Memory mapping lacks features like data chunking and compression; more full-featured formats and libraries usable with NumPy include:

HDF5: h5py or PyTables.
Zarr: here.
NetCDF: scipy.io.netcdf_file.

For tradeoffs among memmap, Zarr, and HDF5, see pythonspeed.com.

Write files for reading by other (non-NumPy) tools

Formats for exchanging data with other tools include HDF5, Zarr, and NetCDF (see how-to-io-large-arrays).

Write or read a JSON file

NumPy arrays and most NumPy scalars are not directly JSON serializable. Instead, use a custom json.JSONEncoder for NumPy types, which can be found using your favorite search engine.

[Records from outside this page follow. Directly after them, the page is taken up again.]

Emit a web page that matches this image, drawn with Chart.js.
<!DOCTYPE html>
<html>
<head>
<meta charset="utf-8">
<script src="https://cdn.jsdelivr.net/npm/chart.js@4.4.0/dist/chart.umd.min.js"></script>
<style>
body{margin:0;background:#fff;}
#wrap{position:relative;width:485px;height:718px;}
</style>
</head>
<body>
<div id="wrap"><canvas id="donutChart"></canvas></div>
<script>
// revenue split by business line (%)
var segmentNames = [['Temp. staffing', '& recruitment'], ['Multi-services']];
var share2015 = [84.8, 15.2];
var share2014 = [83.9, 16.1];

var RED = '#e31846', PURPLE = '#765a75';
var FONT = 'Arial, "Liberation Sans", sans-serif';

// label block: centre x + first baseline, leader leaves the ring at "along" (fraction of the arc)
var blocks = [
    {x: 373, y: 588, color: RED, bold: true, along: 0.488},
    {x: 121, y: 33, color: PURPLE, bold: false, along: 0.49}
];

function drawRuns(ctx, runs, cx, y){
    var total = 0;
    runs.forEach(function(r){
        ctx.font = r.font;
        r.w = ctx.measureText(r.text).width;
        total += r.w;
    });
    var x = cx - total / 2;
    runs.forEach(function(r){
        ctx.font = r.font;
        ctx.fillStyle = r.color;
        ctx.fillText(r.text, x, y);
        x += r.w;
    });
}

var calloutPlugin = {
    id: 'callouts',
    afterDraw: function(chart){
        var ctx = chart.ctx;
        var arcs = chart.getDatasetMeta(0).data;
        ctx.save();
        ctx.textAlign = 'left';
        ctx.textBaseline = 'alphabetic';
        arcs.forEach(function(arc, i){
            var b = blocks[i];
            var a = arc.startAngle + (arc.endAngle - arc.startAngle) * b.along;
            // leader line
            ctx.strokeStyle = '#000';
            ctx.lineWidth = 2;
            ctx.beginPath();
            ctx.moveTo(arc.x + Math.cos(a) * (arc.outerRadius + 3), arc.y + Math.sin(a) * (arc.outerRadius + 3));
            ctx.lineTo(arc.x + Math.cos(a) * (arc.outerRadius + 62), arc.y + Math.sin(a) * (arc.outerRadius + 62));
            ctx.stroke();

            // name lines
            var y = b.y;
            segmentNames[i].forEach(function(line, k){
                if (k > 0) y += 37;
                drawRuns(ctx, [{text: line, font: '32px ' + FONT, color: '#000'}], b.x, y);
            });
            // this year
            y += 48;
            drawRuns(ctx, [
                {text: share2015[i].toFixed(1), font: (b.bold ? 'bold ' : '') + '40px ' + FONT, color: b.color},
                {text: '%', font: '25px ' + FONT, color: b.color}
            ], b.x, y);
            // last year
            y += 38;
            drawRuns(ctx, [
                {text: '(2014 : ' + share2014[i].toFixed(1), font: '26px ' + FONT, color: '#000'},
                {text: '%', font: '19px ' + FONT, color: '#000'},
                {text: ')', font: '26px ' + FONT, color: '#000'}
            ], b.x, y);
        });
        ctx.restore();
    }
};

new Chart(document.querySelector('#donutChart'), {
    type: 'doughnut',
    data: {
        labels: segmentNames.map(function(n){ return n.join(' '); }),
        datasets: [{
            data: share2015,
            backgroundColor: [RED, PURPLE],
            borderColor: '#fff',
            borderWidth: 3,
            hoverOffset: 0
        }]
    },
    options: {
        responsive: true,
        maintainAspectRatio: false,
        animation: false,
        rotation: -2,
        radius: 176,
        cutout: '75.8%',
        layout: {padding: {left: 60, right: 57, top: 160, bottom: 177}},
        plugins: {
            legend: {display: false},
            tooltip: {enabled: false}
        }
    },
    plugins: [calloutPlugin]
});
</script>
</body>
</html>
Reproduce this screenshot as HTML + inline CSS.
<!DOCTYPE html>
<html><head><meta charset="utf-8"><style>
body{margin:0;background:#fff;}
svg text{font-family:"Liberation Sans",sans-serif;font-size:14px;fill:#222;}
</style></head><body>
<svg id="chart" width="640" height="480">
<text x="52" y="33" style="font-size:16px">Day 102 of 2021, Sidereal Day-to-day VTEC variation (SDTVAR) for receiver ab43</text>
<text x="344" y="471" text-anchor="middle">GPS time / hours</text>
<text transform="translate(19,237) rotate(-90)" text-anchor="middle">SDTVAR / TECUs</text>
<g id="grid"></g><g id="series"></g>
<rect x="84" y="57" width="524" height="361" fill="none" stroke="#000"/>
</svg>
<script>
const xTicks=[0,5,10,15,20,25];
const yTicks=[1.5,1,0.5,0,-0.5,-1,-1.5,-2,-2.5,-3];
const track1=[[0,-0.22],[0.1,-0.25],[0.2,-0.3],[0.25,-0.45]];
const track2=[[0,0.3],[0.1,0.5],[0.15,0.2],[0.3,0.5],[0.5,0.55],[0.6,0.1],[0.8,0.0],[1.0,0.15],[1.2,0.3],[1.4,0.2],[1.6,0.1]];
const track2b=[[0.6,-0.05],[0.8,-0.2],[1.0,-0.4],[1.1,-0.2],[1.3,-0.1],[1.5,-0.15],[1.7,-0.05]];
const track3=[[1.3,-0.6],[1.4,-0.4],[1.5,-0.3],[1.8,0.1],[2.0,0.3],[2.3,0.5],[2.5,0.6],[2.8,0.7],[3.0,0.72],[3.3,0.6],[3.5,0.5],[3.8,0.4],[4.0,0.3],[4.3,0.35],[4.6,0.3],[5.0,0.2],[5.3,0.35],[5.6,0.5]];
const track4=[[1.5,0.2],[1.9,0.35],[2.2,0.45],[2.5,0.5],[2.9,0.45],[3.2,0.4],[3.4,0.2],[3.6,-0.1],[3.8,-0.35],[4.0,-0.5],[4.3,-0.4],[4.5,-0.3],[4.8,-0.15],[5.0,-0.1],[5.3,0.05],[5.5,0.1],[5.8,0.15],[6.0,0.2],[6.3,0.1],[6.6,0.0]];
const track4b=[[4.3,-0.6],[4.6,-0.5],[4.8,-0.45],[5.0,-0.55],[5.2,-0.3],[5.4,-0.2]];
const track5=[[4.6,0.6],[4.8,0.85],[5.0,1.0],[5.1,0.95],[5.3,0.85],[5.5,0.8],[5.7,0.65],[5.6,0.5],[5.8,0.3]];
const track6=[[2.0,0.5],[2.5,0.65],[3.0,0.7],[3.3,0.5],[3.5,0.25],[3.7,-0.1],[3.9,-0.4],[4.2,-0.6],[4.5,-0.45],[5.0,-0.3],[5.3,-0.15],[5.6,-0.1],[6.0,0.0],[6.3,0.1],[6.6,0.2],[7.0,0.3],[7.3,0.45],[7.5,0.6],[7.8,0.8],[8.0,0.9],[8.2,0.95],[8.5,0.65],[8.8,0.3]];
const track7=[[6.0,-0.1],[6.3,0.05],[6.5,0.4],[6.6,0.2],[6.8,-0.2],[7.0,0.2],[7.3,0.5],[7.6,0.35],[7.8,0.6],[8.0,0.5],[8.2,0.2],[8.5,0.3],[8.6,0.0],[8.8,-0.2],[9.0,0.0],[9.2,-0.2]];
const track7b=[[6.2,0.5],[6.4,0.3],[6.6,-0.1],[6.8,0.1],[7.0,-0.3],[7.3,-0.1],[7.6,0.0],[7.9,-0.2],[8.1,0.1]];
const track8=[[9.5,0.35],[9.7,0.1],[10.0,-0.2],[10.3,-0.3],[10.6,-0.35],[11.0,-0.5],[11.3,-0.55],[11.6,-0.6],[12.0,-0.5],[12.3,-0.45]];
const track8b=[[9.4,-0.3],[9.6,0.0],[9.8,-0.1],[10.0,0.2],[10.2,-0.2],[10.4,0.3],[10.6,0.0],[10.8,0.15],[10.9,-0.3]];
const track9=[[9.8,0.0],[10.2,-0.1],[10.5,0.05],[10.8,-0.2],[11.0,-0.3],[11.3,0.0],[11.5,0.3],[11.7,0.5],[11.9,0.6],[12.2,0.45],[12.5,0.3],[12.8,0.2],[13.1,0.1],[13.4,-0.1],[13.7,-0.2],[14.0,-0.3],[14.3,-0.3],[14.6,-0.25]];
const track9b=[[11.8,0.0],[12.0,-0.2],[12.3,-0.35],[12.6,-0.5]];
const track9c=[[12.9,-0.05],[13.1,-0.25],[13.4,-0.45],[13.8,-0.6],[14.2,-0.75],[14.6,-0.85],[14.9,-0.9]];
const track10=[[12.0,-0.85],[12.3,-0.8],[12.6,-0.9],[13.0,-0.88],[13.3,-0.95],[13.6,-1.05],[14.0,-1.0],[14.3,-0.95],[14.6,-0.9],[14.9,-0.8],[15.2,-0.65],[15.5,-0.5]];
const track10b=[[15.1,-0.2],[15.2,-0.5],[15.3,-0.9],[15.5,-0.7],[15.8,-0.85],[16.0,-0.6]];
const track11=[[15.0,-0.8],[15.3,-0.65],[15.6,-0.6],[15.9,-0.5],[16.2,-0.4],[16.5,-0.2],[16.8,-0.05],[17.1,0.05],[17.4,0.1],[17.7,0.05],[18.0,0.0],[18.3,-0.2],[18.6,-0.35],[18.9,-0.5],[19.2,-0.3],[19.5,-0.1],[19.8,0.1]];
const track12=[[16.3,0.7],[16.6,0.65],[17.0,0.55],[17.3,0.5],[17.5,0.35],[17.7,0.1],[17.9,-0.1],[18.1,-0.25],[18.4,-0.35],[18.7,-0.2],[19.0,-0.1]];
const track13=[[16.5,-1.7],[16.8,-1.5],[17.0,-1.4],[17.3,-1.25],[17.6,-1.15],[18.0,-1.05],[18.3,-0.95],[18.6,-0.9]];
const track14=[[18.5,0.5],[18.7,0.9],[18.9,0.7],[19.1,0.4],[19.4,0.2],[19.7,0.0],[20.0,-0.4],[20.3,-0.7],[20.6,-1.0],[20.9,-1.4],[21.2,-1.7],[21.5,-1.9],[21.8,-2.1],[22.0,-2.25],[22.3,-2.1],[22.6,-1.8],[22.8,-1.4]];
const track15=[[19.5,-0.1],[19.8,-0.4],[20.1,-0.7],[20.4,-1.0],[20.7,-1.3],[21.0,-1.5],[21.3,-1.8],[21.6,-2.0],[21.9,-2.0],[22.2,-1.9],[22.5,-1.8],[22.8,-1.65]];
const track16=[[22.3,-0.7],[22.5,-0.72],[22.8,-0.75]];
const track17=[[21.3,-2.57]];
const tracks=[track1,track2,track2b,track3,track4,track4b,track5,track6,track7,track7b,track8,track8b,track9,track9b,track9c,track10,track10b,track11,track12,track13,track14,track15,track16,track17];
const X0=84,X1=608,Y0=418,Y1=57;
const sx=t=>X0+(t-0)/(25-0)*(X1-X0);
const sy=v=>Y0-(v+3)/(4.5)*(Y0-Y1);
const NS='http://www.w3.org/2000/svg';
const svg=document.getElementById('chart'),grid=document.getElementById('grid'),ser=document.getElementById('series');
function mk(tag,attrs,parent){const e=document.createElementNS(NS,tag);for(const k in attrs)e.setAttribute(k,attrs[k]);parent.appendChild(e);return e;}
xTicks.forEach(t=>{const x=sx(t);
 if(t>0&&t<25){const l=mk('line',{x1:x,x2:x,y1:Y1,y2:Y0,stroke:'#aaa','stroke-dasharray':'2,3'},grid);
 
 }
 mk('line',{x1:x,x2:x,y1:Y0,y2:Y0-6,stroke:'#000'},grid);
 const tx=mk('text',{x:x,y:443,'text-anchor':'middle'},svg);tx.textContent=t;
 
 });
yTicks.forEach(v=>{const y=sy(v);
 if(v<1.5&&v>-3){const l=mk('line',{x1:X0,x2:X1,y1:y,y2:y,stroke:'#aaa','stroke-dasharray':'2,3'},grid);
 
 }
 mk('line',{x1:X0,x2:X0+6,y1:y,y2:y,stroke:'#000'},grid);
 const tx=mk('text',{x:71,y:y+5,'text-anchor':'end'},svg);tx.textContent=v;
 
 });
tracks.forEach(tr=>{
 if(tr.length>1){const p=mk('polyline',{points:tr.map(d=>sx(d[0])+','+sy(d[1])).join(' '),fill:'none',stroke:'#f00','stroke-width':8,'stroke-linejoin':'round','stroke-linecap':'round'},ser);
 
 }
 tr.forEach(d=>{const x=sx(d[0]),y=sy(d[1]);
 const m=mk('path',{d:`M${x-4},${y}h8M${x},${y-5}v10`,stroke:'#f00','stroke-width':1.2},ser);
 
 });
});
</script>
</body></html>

Save/restore using a pickle file

Avoid when possible; pickles are not secure against erroneous or maliciously constructed data.

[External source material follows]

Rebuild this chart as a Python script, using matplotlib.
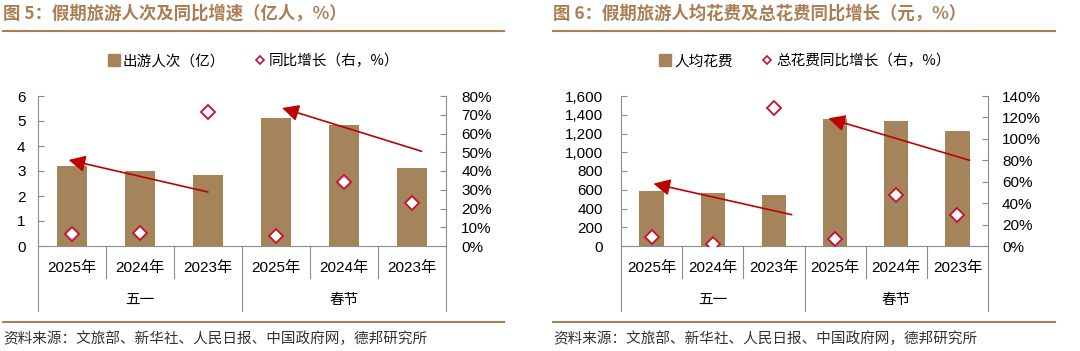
import matplotlib
matplotlib.use("Agg")
import matplotlib.pyplot as plt
from matplotlib.lines import Line2D
from matplotlib.ticker import FuncFormatter, MultipleLocator

plt.rcParams['font.family'] = ['Liberation Sans', 'Noto Sans CJK SC', 'DejaVu Sans']

# ---------------- data ----------------
years = ["2025年", "2024年", "2023年", "2025年", "2024年", "2023年"]
groups = ["五一", "春节"]

trips = [3.19, 3.02, 2.84, 5.13, 4.83, 3.14]          # 亿人次
trips_yoy = [6.2, 7.1, 71.3, 5.5, 34.3, 23.1]         # %

spend = [585, 565, 547, 1351, 1337, 1223]             # 元
spend_yoy = [8.1, 1.5, 128.8, 6.5, 47.6, 28.9]        # %

# arrow annotations (start x, start y) -> (tip x, tip y) in data coords
arrows_left = [((2.0, 2.16), (-0.05, 3.44)), ((5.14, 3.79), (3.09, 5.52))]
arrows_right = [((2.29, 334), (0.03, 665)), ((5.2, 914), (2.89, 1362))]

BAR = "#A5835B"
BROWN = "#A97E55"
RED = "#C8102E"
DRED = "#C00000"
GRAY = "#8C8C8C"

W, H = 1080, 351
fig = plt.figure(figsize=(W / 100, H / 100), dpi=100)


def rect(x0, y0, x1, y1):
    return [x0 / W, 1 - y1 / H, (x1 - x0) / W, (y1 - y0) / H]


def fx(x):
    return x / W


def fy(y):
    return 1 - y / H


def panel(x0, x1, bars, yoy, ymax, ystep, rmax, rstep, bw, lfmt, arrows,
          title, leg_bar, leg_pt, leg_x, title_x0, title_x1, lpad, rpad):
    ax = fig.add_axes(rect(x0, 96, x1, 246))
    xs = list(range(len(bars)))
    ax.bar(xs, bars, width=bw, color=BAR, zorder=2)
    ax.set_xlim(-0.5, 5.5)
    ax.set_ylim(0, ymax)
    ax.yaxis.set_major_locator(MultipleLocator(ystep))
    ax.yaxis.set_major_formatter(FuncFormatter(lfmt))
    ax.set_xticks([])
    for s in ["top", "right"]:
        ax.spines[s].set_visible(False)
    for s in ["left", "bottom"]:
        ax.spines[s].set_color(GRAY)
        ax.spines[s].set_linewidth(0.8)
    ax.tick_params(axis='y', direction='in', length=4, width=0.8, color=GRAY,
                   labelsize=11, pad=lpad)

    ax2 = ax.twinx()
    ax2.set_ylim(0, rmax)
    ax2.yaxis.set_major_locator(MultipleLocator(rstep))
    ax2.yaxis.set_major_formatter(FuncFormatter(lambda v, p: f"{v:.0f}%"))
    for s in ["top", "left", "bottom"]:
        ax2.spines[s].set_visible(False)
    ax2.spines["right"].set_color(GRAY)
    ax2.spines["right"].set_linewidth(0.8)
    ax2.tick_params(axis='y', direction='in', length=4, width=0.8, color=GRAY,
                    labelsize=11, pad=rpad)
    ax2.plot(xs, yoy, linestyle='none', marker='D', markersize=7,
             markerfacecolor='white', markeredgecolor=RED, markeredgewidth=1.3,
             zorder=5)

    for (sx, sy), (tx, ty) in arrows:
        ax.annotate("", xy=(tx, ty), xytext=(sx, sy),
                    arrowprops=dict(arrowstyle='-|>,head_length=1.0,head_width=0.5',
                                    color=DRED, lw=1.2, shrinkA=0, shrinkB=0),
                    zorder=4)

    # category axis
    tr = ax.get_xaxis_transform()
    for xv in [0.5, 1.5, 3.5, 4.5]:
        ax.add_line(Line2D([xv, xv], [0, -0.213], transform=tr, color=GRAY,
                           lw=0.8, clip_on=False))
    for xv in [-0.5, 2.5, 5.5]:
        ax.add_line(Line2D([xv, xv], [0, -0.433], transform=tr, color=GRAY,
                           lw=0.8, clip_on=False))
    for xv, lab in zip(xs, years):
        ax.text(xv, -0.147, lab, transform=tr, ha='center', va='center',
                fontsize=11)
    for gi, g in enumerate(groups):
        ax.text(1 + 3 * gi, -0.36, g, transform=tr, ha='center', va='center',
                fontsize=10.5, family=['Noto Sans CJK SC'])

    # title, rules, source
    fig.text(fx(title_x0), fy(14), title, ha='left', va='center', fontsize=12.5,
             fontweight='bold', color=BROWN, family=['Noto Sans CJK SC'])
    fig.add_artist(Line2D([fx(title_x0), fx(title_x1)], [fy(30.7), fy(30.7)],
                          color=BROWN, lw=1.5))
    fig.add_artist(Line2D([fx(title_x0), fx(title_x1)], [fy(322), fy(322)],
                          color=BROWN, lw=1.5))
    fig.text(fx(title_x0), fy(339), "资料来源：文旅部、新华社、人民日报、中国政府网，德邦研究所",
             ha='left', va='center', fontsize=10.5, color='#333333',
             family=['Noto Sans CJK SC'])

    handles = [Line2D([], [], linestyle='none', marker='s', markersize=9,
                      color=BAR, label=leg_bar),
               Line2D([], [], linestyle='none', marker='D', markersize=4.5,
                      markerfacecolor='white', markeredgecolor=RED,
                      markeredgewidth=1.2, label=leg_pt)]
    fig.legend(handles=handles, loc='center', bbox_to_anchor=(fx(leg_x), fy(61)),
               ncol=2, frameon=False, handlelength=0.8,
               handletextpad=0.2, columnspacing=2.0,
               prop={'family': ['Noto Sans CJK SC'], 'size': 10.5})
    return ax, ax2


panel(38, 446, trips, trips_yoy, 6, 1, 80, 10, 0.45,
      lambda v, p: f"{v:.0f}", arrows_left,
      "图 5：假期旅游人次及同比增速（亿人，%）", "出游人次（亿）", "同比增长（右，%）",
      254, 3, 504, 9, 11)

panel(621, 988, spend, spend_yoy, 1600, 200, 140, 20, 0.4,
      lambda v, p: f"{v:,.0f}", arrows_right,
      "图 6：假期旅游人均花费及总花费同比增长（元，%）", "人均花费", "总花费同比增长（右，%）",
      805, 553, 1055, 13, 10)

fig.savefig("out.png", dpi=100)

Use numpy.save and numpy.load. Set allow_pickle=False, unless the array dtype includes Python objects, in which case pickling is required.

numpy.load and pickle submodule also support unpickling files created with NumPy 1.26.

Convert from a pandas DataFrame to a NumPy array

See pandas.Series.to_numpy.

Save/restore using `~numpy.ndarray.tofile` and `~numpy.fromfile`

In general, prefer numpy.save and numpy.load.

numpy.ndarray.tofile and numpy.fromfile lose information on endianness and precision and so are unsuitable for anything but scratch storage.